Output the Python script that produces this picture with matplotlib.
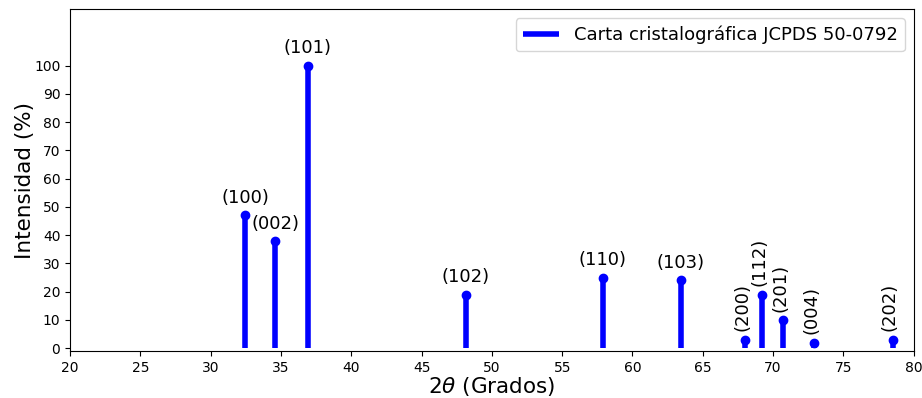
import numpy as np
import matplotlib.pyplot as plt

# picos de la carta JCPDS 50-0792
two_theta = [32.45, 34.6, 36.9, 48.15, 57.9, 63.45, 68.0, 69.2, 70.7, 72.9, 78.5]
intensidad = [47, 38, 100, 19, 25, 24, 3, 19, 10, 2, 3]
planos = ['(100)', '(002)', '(101)', '(102)', '(110)', '(103)',
          '(200)', '(112)', '(201)', '(004)', '(202)']
girados = ['(200)', '(112)', '(201)', '(004)', '(202)']

fig = plt.figure(figsize=(9.22, 3.98), dpi=100)
ax = fig.add_axes([0.076, 0.118, 0.915, 0.859])

ax.vlines(two_theta, 0, intensidad, color='blue', linewidth=4,
          label='Carta cristalográfica JCPDS 50-0792')
ax.plot(two_theta, intensidad, 'o', color='blue', markersize=6)

for x, y, p in zip(two_theta, intensidad, planos):
	if p in girados:
		ax.annotate(p, (x, y), xytext=(-2, 6), textcoords='offset points',
		            ha='center', va='bottom', rotation=90, fontsize=13)
	else:
		ax.annotate(p, (x, y), xytext=(0, 6), textcoords='offset points',
		            ha='center', va='bottom', fontsize=13)

ax.set_xlim(20, 80)
ax.set_ylim(-1, 120)
ax.set_xticks(np.arange(20, 81, 5))
ax.set_yticks(np.arange(0, 101, 10))
ax.set_xlabel(r'2$\theta$ (Grados)', fontsize=15.5, labelpad=0)
ax.set_ylabel('Intensidad (%)', fontsize=15.5, labelpad=-1)
ax.legend(loc='upper right', fontsize=13)

fig.savefig('out.png', dpi=100)
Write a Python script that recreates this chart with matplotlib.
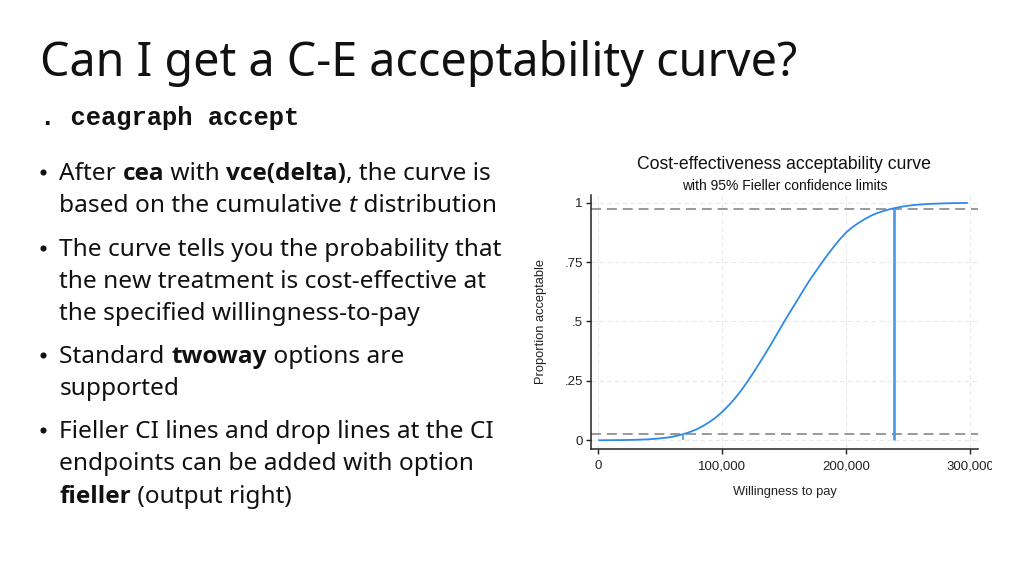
import matplotlib
matplotlib.use("Agg")
import os
import matplotlib.pyplot as plt
from matplotlib.lines import Line2D
from matplotlib.transforms import Bbox
from matplotlib.ticker import FixedLocator
from matplotlib.font_manager import FontProperties, findfont

# ---------------- data ----------------
wtp = [0, 5000, 10000, 15000, 20000, 25000, 30000, 35000, 40000, 45000,
       50000, 55000, 60000, 65000, 70000, 75000, 80000, 85000, 90000, 95000,
       100000, 105000, 110000, 115000, 120000, 125000, 130000, 135000, 140000, 145000,
       150000, 155000, 160000, 165000, 170000, 175000, 180000, 185000, 190000, 195000,
       200000, 205000, 210000, 215000, 220000, 225000, 230000, 235000, 240000, 245000,
       250000, 255000, 260000, 265000, 270000, 275000, 280000, 285000, 290000, 295000,
       298000]
prop = [0.000, 0.0003, 0.0005, 0.0008, 0.001, 0.0015, 0.002, 0.003, 0.004, 0.006,
        0.008, 0.011, 0.015, 0.021, 0.028, 0.037, 0.048, 0.062, 0.078, 0.097,
        0.120, 0.146, 0.175, 0.208, 0.245, 0.284, 0.325, 0.367, 0.410, 0.455,
        0.500, 0.543, 0.585, 0.628, 0.670, 0.708, 0.745, 0.781, 0.815, 0.847,
        0.875, 0.897, 0.915, 0.931, 0.945, 0.956, 0.965, 0.972, 0.978, 0.983,
        0.987, 0.990, 0.992, 0.994, 0.995, 0.996, 0.997, 0.9975, 0.998, 0.9985,
        0.999]
ci_levels = [0.025, 0.975]
ci_wtp = [68000, 238300]
x_ticks = [0, 100000, 200000, 300000]
x_tick_labels = ["0", "100,000", "200,000", "300,000"]
y_ticks = [0, 0.25, 0.5, 0.75, 1]
y_tick_labels = ["0", ".25", ".5", ".75", "1"]

slide_title = "Can I get a C-E acceptability curve?"
command = ". ceagraph accept"
chart_title = "Cost-effectiveness acceptability curve"
chart_subtitle = "with 95% Fieller confidence limits"
x_label = "Willingness to pay"
y_label = "Proportion acceptable"
bullets = [
    [[("After ", "normal", "normal"), ("cea", "bold", "normal"), (" with ", "normal", "normal"),
      ("vce(delta)", "bold", "normal"), (", the curve is", "normal", "normal")],
     [("based on the cumulative ", "normal", "normal"), ("t", "normal", "italic"),
      (" distribution", "normal", "normal")]],
    [[("The curve tells you the probability that", "normal", "normal")],
     [("the new treatment is cost-effective at", "normal", "normal")],
     [("the specified willingness-to-pay", "normal", "normal")]],
    [[("Standard ", "normal", "normal"), ("twoway", "bold", "normal"), (" options are", "normal", "normal")],
     [("supported", "normal", "normal")]],
    [[("Fieller CI lines and drop lines at the CI", "normal", "normal")],
     [("endpoints can be added with option", "normal", "normal")],
     [("fieller", "bold", "normal"), (" (output right)", "normal", "normal")]],
]
bullet_baselines = [[180.0, 212.5], [256, 288, 320], [363.3, 395.3], [438.3, 470.5, 502.7]]

# ---------------- fonts ----------------
SLIDE_FONT = ["Noto Sans", "DejaVu Sans"]

def bold_family():
    for fam in ["Noto Sans", "Open Sans", "Lato", "Roboto", "Liberation Sans"]:
        try:
            path = findfont(FontProperties(family=fam, weight="bold"), fallback_to_default=False)
        except Exception:
            continue
        name = os.path.basename(path).lower()
        if "bold" in name and fam.replace(" ", "").lower() in name.replace("-", "").replace("_", ""):
            return [fam, "DejaVu Sans"]
    return ["DejaVu Sans"]

BOLD_FONT = bold_family()

# ---------------- figure ----------------
W, H = 1024, 575
fig = plt.figure(figsize=(W / 100, H / 100), dpi=100)
fig.patch.set_facecolor("white")
renderer = fig.canvas.get_renderer()

def fy(py):
    return 1 - py / H

def fx(px):
    return px / W

fig.text(fx(40), fy(76), slide_title, fontsize=33.6, family=SLIDE_FONT,
         color="#111111", va="baseline", ha="left")
fig.text(fx(40), fy(125), command, fontsize=18.4, family=["Liberation Mono", "DejaVu Sans Mono"],
         fontweight="bold", color="#111111", va="baseline", ha="left")

def draw_segments(x0, base, segs, size=17.6):
    x = x0
    for s, w, st in segs:
        fam = BOLD_FONT if w == "bold" else SLIDE_FONT
        t = fig.text(fx(x), fy(base), s, fontsize=size, family=fam,
                     fontweight=w, fontstyle=st, color="#111111",
                     va="baseline", ha="left")
        bb = t.get_window_extent(renderer=renderer)
        x = x + bb.width

for lines, bases in zip(bullets, bullet_baselines):
    fig.add_artist(Line2D([fx(43.3)], [fy(bases[0] - 8)], marker="o", ms=4.4,
                          color="#111111", mew=0, transform=fig.transFigure))
    for segs, b in zip(lines, bases):
        draw_segments(59.3, b, segs)

# ---------------- chart ----------------
left, right = 590.7, 978.0
top, bottom = 195.0, 448.7
ax = fig.add_axes([fx(left), fy(bottom), (right - left) / W, (bottom - top) / H])
ax.set_xlim(-6130, 306200)
ax.set_ylim(-0.0354, 1.032)

CH = ["Liberation Sans", "Arial", "DejaVu Sans"]
blue = "#2f8ae6"
grey = "#888888"

for yt in y_ticks:
    ax.axhline(yt, color="#e9e9e9", lw=0.8, ls=(0, (4, 3)), zorder=0)
for xt in x_ticks:
    ax.axvline(xt, color="#e9e9e9", lw=0.8, ls=(0, (4, 3)), zorder=0)

for lv in ci_levels:
    ax.axhline(lv, color=grey, lw=1.2, ls=(0, (6, 3.5)), zorder=2)

ax.plot(wtp, prop, color=blue, lw=1.3, zorder=3, solid_capstyle="butt")
ax.vlines(ci_wtp, [0, 0], ci_levels, color="#4a98e6", lw=[1.2, 1.9], zorder=3)

ax.spines["top"].set_visible(False)
ax.spines["right"].set_visible(False)
for sp in ("left", "bottom"):
    ax.spines[sp].set_color("#222222")
    ax.spines[sp].set_linewidth(1.1)

ax.xaxis.set_major_locator(FixedLocator(x_ticks))
ax.set_xticklabels(x_tick_labels)
ax.yaxis.set_major_locator(FixedLocator(y_ticks))
ax.set_yticklabels(y_tick_labels)
ax.tick_params(axis="both", direction="out", length=3.8, width=1.0, color="#222222",
               labelsize=9.5, labelcolor="#222222", pad=2)
for lab in ax.get_xticklabels() + ax.get_yticklabels():
    lab.set_family(CH)
ax.tick_params(axis="x", pad=4.5)

fig.text(fx(785), fy(495), x_label, fontsize=9.3, family=CH, color="#222222",
         ha="center", va="baseline")
fig.text(fx(540.7), fy(321.7), y_label, fontsize=9.3, family=CH, color="#222222",
         ha="center", va="center", rotation=90)

fig.text(fx(784), fy(169), chart_title, fontsize=12.7,
         family=CH, color="#111111", ha="center", va="baseline")
fig.text(fx(784.5), fy(189.5), chart_subtitle, fontsize=10.0,
         family=CH, color="#111111", ha="center", va="baseline")

# image of the chart is cropped on its right side
clip = Bbox.from_extents(0, 0, 991.5, H)
for lab in ax.get_xticklabels():
    lab.set_clip_box(clip)
    lab.set_clip_on(True)

fig.savefig("out.png", dpi=100, facecolor="white")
⁂
> [PROMPT] Start at the first line of the records and write out everything up to and including the line containing "ax.plot(two_theta, intensidad, 'o', color='blue', markersize=6)". No pictures.

> [WRITTEN RESPONSE]
Output the Python script that produces this picture with matplotlib.
import numpy as np
import matplotlib.pyplot as plt

# picos de la carta JCPDS 50-0792
two_theta = [32.45, 34.6, 36.9, 48.15, 57.9, 63.45, 68.0, 69.2, 70.7, 72.9, 78.5]
intensidad = [47, 38, 100, 19, 25, 24, 3, 19, 10, 2, 3]
planos = ['(100)', '(002)', '(101)', '(102)', '(110)', '(103)',
          '(200)', '(112)', '(201)', '(004)', '(202)']
girados = ['(200)', '(112)', '(201)', '(004)', '(202)']

fig = plt.figure(figsize=(9.22, 3.98), dpi=100)
ax = fig.add_axes([0.076, 0.118, 0.915, 0.859])

ax.vlines(two_theta, 0, intensidad, color='blue', linewidth=4,
          label='Carta cristalográfica JCPDS 50-0792')
ax.plot(two_theta, intensidad, 'o', color='blue', markersize=6)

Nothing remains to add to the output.